TKGm Management Cluster upgrade fails due to Providers versions mismatch

book

Article ID: 374425

calendar_today

Updated On:

Products

VMware Tanzu Kubernetes Grid Management

Issue/Introduction

Management Cluster upgrade fails with below error messages:

kubeadm provider's upgrade version vX.X.X is less than current version vX.X.X, so skipping it for upgrade.
cluster-api provider's upgrade version vX.X.X is less than current version vX.X.X, so skipping it for upgrade.
vsphere provider's upgrade version vX.X.X is less than current version vX.X.X, so skipping it for upgrade.
Failed waiting for provider <provider-name> after <>s
Error: error waiting for provider components to be up and running after upgrading them: Error getting provider component: failed to read "<bootstrap-components>.yaml": no such file or directory

Cause

The issue has been seen during TCA failed upgrades where the Management Cluster was partially upgraded, but didn't complete the upgrade successfully.
The Providers' versions were updated to the target MC version.
Manually triggering the upgrade again failed due to the Providers being already updated.

Resolution

We need to "downgrade" the Provider objects' versions to the original ones the upgrade script is expecting.

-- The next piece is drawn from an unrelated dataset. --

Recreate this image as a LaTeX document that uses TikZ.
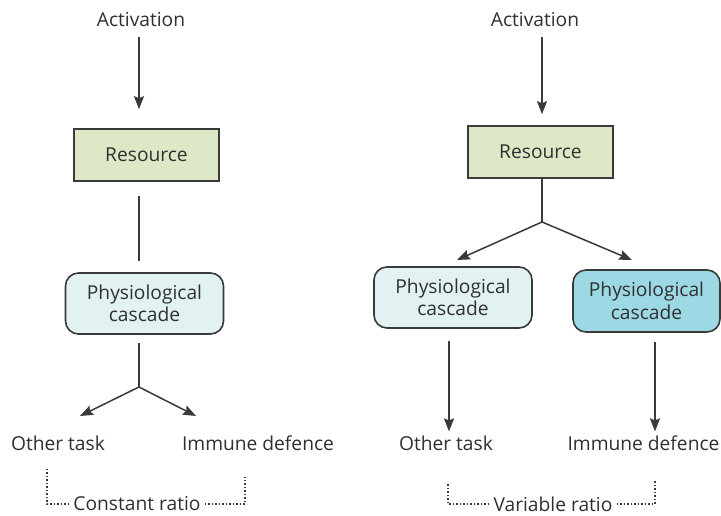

  1. From the Management Context:
    # kubectl get provider -A

    For example:

    $ kubectl get provider -A
    NAMESPACE                           NAME                     AGE    TYPE                     PROVIDER      VERSION
    caip-in-cluster-system              ipam-in-cluster          3d5h   IPAMProvider             in-cluster    v0.1.0
    capi-kubeadm-bootstrap-system       bootstrap-kubeadm        3d5h   BootstrapProvider        kubeadm       v1.4.2
    capi-kubeadm-control-plane-system   control-plane-kubeadm    3d5h   ControlPlaneProvider     kubeadm       v1.4.2
    capi-system                         cluster-api              3d5h   CoreProvider             cluster-api   v1.4.2
    capv-system                         infrastructure-vsphere   3d5h   InfrastructureProvider   vsphere       v1.7.0

  2. For each Provider that doesn't match the expected original version, edit the object and change the version manually.
    # kubectl edit provider <provider-name> -n <namespace-name>

    For example, if we're seeing the following message in the MC upgrade output: "vsphere provider's upgrade version v1.5.3 is less than current version v1.7.0, so skipping it for upgrade.", we need to downgrade "infrastructure-vsphere" Provider to v1.5.3.

    # kubectl edit provider infrastructure-vsphere -n capv-system

    After editing the version to v1.5.3, it should look as follows:

    apiVersion: clusterctl.cluster.x-k8s.io/v1alpha3
    kind: Provider
    metadata:
      creationTimestamp: "2024-08-09T05:59:39Z"
      generation: 1
      labels:
        cluster.x-k8s.io/provider: infrastructure-vsphere
        clusterctl.cluster.x-k8s.io: ""
        clusterctl.cluster.x-k8s.io/core: inventory
      name: infrastructure-vsphere
      namespace: capv-system
      resourceVersion: "2544"
      uid: 0b616810-b6b5-4907-ada7-0e09832ca778
    providerName: vsphere
    type: InfrastructureProvider
    version: v1.5.3